-- Directions for this task --
Only the lines from the line containing "Output the Python" to the line containing "ax.spines['bottom'].set_color('#bfbfbf')", with both of those lines, are to be repeated exactly. Leave the images out.

[Start of Records to process]

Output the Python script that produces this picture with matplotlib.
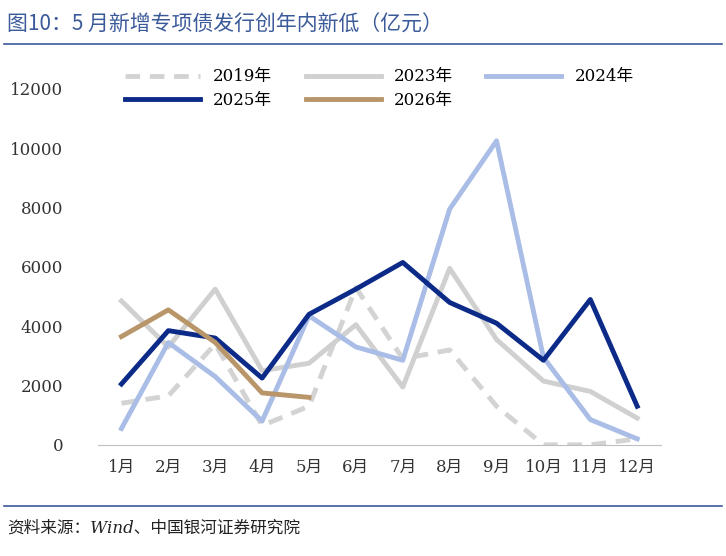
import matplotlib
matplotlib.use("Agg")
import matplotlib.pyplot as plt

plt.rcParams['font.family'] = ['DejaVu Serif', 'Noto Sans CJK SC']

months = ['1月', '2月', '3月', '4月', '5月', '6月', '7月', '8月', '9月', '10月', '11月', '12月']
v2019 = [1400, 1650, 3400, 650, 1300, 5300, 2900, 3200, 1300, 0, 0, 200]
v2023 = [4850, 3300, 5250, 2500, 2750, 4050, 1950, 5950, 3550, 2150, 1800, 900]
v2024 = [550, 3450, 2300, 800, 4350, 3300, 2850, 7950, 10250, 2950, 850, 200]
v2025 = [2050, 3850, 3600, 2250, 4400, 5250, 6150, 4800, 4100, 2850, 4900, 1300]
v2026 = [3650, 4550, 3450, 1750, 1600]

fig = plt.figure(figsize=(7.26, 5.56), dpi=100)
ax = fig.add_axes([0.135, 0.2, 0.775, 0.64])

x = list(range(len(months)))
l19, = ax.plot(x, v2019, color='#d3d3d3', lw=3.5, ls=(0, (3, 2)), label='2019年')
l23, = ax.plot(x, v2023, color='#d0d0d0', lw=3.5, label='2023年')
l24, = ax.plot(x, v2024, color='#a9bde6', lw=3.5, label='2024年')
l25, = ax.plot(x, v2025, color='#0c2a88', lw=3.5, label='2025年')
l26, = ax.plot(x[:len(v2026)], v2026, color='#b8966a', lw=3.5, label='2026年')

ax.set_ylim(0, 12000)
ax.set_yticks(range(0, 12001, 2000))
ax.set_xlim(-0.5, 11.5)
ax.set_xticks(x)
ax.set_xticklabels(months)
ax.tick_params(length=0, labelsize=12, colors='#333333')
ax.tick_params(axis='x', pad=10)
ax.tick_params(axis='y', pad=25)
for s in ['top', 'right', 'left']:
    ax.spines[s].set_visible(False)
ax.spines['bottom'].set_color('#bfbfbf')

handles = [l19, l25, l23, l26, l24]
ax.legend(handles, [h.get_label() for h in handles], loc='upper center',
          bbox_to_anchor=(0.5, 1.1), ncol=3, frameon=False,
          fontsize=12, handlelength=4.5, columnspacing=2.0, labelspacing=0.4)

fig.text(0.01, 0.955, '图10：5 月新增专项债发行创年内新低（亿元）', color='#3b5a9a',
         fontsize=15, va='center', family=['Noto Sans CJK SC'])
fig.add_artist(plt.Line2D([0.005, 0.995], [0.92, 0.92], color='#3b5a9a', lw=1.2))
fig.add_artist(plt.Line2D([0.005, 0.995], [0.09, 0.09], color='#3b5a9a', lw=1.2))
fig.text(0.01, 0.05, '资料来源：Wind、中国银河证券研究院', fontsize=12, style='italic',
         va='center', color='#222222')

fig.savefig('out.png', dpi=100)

[End of Records to process]
[Start of Records to process]

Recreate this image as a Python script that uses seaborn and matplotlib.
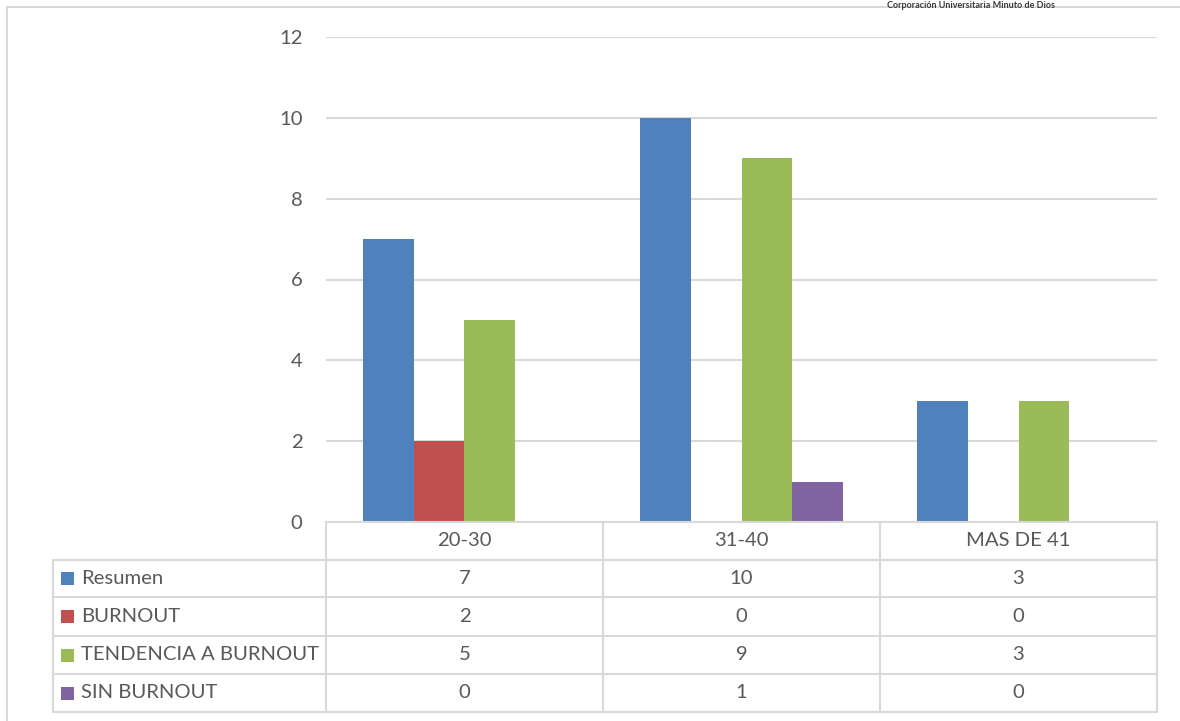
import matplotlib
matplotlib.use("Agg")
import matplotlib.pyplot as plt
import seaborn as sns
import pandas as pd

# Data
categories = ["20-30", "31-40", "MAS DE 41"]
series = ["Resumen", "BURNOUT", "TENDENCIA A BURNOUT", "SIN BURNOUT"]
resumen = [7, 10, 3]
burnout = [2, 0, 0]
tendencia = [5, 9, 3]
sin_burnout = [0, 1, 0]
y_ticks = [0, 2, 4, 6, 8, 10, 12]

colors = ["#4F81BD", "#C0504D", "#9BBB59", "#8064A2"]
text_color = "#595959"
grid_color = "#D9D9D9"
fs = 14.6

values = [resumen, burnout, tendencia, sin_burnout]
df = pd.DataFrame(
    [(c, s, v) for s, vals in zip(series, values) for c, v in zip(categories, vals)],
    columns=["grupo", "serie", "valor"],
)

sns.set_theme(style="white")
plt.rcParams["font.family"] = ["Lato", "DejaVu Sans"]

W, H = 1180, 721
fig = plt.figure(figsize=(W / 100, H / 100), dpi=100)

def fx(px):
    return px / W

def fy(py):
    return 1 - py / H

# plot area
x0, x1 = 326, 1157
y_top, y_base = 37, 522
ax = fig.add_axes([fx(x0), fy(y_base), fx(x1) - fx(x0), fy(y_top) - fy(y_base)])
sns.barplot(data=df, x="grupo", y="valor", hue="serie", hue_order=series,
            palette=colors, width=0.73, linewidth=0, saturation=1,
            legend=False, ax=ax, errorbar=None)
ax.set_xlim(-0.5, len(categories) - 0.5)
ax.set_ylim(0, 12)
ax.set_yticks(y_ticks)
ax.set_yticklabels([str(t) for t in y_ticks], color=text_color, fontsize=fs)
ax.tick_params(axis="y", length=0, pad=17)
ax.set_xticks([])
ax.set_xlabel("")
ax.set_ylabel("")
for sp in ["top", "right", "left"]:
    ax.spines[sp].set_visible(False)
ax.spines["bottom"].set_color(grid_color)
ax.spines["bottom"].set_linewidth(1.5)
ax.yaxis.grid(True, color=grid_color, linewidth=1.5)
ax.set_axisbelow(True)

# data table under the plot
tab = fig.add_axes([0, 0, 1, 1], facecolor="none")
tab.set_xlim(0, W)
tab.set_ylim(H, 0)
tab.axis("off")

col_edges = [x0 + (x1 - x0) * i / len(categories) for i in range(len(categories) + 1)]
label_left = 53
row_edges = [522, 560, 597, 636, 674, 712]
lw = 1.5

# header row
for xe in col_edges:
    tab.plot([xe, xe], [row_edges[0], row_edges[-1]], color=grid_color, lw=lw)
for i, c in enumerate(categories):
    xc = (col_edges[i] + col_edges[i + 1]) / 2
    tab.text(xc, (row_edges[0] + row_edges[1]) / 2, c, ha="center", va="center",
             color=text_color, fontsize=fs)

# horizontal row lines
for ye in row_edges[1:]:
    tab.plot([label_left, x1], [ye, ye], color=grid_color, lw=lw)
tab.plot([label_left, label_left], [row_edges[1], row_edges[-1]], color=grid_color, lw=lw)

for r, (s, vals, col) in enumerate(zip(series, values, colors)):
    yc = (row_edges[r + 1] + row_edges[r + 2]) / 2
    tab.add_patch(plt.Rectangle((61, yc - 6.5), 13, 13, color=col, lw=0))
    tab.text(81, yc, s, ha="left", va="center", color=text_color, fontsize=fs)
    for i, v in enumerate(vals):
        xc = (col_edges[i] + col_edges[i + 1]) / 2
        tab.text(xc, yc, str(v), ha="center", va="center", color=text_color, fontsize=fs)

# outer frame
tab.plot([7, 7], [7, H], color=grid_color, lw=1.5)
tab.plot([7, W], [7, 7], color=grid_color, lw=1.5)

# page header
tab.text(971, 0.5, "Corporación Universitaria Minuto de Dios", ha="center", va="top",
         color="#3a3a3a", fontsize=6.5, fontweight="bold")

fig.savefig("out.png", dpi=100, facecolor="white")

[End of Records to process]

-- Result of the task --
Output the Python script that produces this picture with matplotlib.
import matplotlib
matplotlib.use("Agg")
import matplotlib.pyplot as plt

plt.rcParams['font.family'] = ['DejaVu Serif', 'Noto Sans CJK SC']

months = ['1月', '2月', '3月', '4月', '5月', '6月', '7月', '8月', '9月', '10月', '11月', '12月']
v2019 = [1400, 1650, 3400, 650, 1300, 5300, 2900, 3200, 1300, 0, 0, 200]
v2023 = [4850, 3300, 5250, 2500, 2750, 4050, 1950, 5950, 3550, 2150, 1800, 900]
v2024 = [550, 3450, 2300, 800, 4350, 3300, 2850, 7950, 10250, 2950, 850, 200]
v2025 = [2050, 3850, 3600, 2250, 4400, 5250, 6150, 4800, 4100, 2850, 4900, 1300]
v2026 = [3650, 4550, 3450, 1750, 1600]

fig = plt.figure(figsize=(7.26, 5.56), dpi=100)
ax = fig.add_axes([0.135, 0.2, 0.775, 0.64])

x = list(range(len(months)))
l19, = ax.plot(x, v2019, color='#d3d3d3', lw=3.5, ls=(0, (3, 2)), label='2019年')
l23, = ax.plot(x, v2023, color='#d0d0d0', lw=3.5, label='2023年')
l24, = ax.plot(x, v2024, color='#a9bde6', lw=3.5, label='2024年')
l25, = ax.plot(x, v2025, color='#0c2a88', lw=3.5, label='2025年')
l26, = ax.plot(x[:len(v2026)], v2026, color='#b8966a', lw=3.5, label='2026年')

ax.set_ylim(0, 12000)
ax.set_yticks(range(0, 12001, 2000))
ax.set_xlim(-0.5, 11.5)
ax.set_xticks(x)
ax.set_xticklabels(months)
ax.tick_params(length=0, labelsize=12, colors='#333333')
ax.tick_params(axis='x', pad=10)
ax.tick_params(axis='y', pad=25)
for s in ['top', 'right', 'left']:
    ax.spines[s].set_visible(False)
ax.spines['bottom'].set_color('#bfbfbf')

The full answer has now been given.